Court records paint a sordid picture of bribes big and small. Allen and Smith regularly booked Suite 604 of the Westmark Baranof hotel in Juneau, where they talked over deals both legal and illegal.
Both men admitted to handing out bribes of a few hundred to several thousand dollars to unidentified legislators, promising jobs and agreeing to fraudulent schemes to hide the flow of cash.
At times, it seemed as though Allen was a member of the Legislature himself. Crawford recalled a showdown over an oil-tax measure near the end of the 2006 legislative session. Crawford offered an amendment establishing an oil tax at a higher rate than Allen and the oil industry wanted, a measure that Crawford’s colleague, Rep. Bruce Weyhrauch, a Republican, had just voted for.
“The minute we got that amendment passed the speaker slammed down his gavel” and called for a brief recess, Crawford said.
“Weyhrauch went back and talked to Bill Allen and talked to other legislators.”
Crawford said Allen was also passing notes to legislators on the floor, using GOP Rep. Tom Anderson as a courier -- a practice barred by House rules. Anderson has since been convicted of accepting bribes in an unrelated scandal.
“A few minutes after Bill Allen had passed the notes, they called us back into session again and Weyhrauch stood up and moved to rescind our action,” Crawford said.
“There was very little I could do, but I could tell who was in charge of the floor that night.”
Weyhrauch has been indicted on charges he accepted Allen’s bribes. The indictment includes allegations that Weyhrauch cast his first vote mistakenly, then maneuvered to get the amendment squelched.
Observers suggest no one was forced to take Allen’s bribes.
“It was easy to avoid Bill Allen, and Rick Smith, and the oil industry in general,” said Whitaker, the former legislator. “It was clear they were there to protect their own interests first, at the expense of the state. For me it wasn’t a difficult thing” to maintain distance. “For others, it was.”

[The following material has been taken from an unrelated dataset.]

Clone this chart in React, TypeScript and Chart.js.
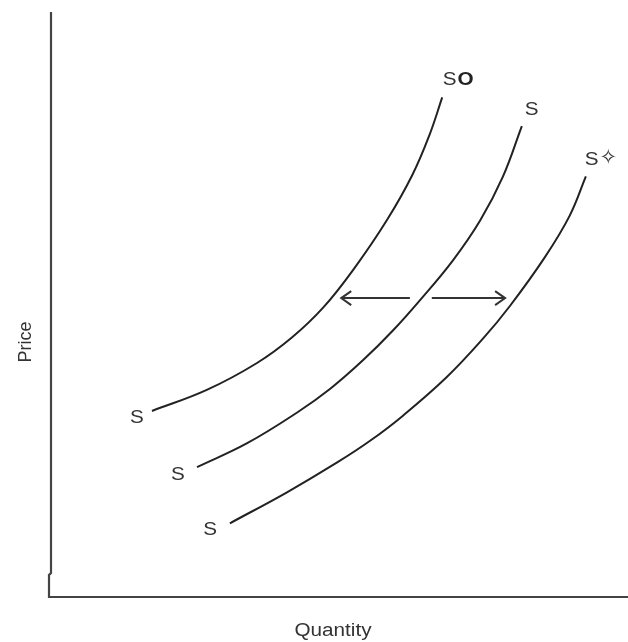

The repercussions from the scandals are wide, and deep.
Republican Sarah Palin won the governor’s seat in November largely based on agenda of reform, and has been pushing for tougher ethics policies.
Stevens, 83, was appointed to his Senate seat in 1968 and won it on his own two years later. Young has been the state’s sole House representative since winning a special election in 1973.
Both had been considered shoo-ins for reelection in 2008.
But with the stain of corruption spreading, other Alaskan politicians are beginning to talk of challenging Stevens and Young for their seats. Berkowitz is mulling a run, though he is not certain whom he would challenge.
And Ray Metcalfe, a former Republican state representative who has been one of Stevens’ loudest critics, said he would probably challenge Stevens in next year’s Republican primary.
“The landscape has changed markedly,” said Metcalfe. “I would be crazy not to.”